Unbundling of national electricity utility Eskom need not amount to total privatisation.
According to Brazilian energy expert Dr Luiz Antonio Ugenda Sanchez, unbundling in South Africa required a proportional balance between public sector and private sector participation.
For the developing world, unbundling was the key word in the energy sector, where the four pillars, generation, transmission, distribution and commercialisation, could see private resources and expertise assist government in creating more technically efficient economies.
“You need to unbundle in an effort to bring private capital and different actors into this field,” he said.
Sanches said that South Africa’s seemingly unending multibillion-rand public energy build projects was nothing unique in the developing and developed world.
“We had a similar situation in the 1990s in Brazil in our power sector. We had a huge [state utility] and we began unbundling. But unbundling to separate the different areas.
“Why we did it was because we had huge hydroelectric system in Brazil because we have a lot of rivers, but we also had a lot of situations where we could create power out of sugar cane.
“We had renewable energy.

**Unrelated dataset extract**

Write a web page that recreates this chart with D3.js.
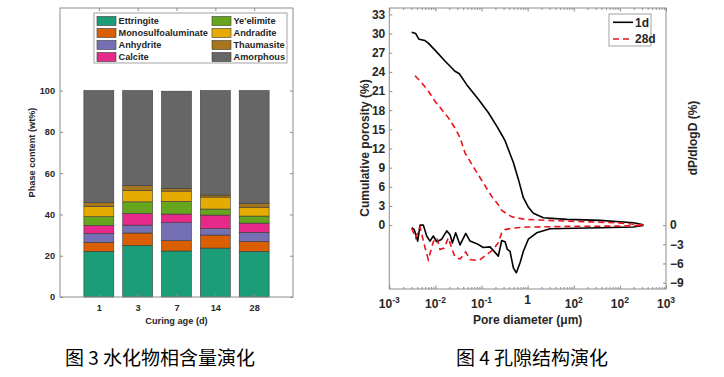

In Brazil we have a very strong renewable energy sector and we have a lot of experience with renewable energy – hydro, sugar cane and ethanol as well.”
The key to unlocking the potential of unbundling for Brazil was its vast resources for renewable energy generation.
But without infrastructure and proper planning, examples such as Angola showed that unbundling was not an option for countries which were underresourced.
While the South African government has, at least for the past five years, emphasised the need for a diversified energy mix in generation, some people have argued that prioritising in renewable energy sources over coal would make consumers pay more.
But according to Sanchez, at least in the case of Brazil, energy generation has seen particular benefits from diversified ownership, as well as a diverse energy resource base.
He said South Africa showed potential for growth in renewable energy, particularly in hydroelectricity technology.
“I don’t know if you have big enough transmission lines to do it, but you need to separate different parts of this transmission grid. It’s very important to diversify, but you cannot diversify transmission and distribution.
“You have to diversify generation. But if you don’t have a big enough transmission lines or a big distribution infrastructure, you can’t sell that power,” he said.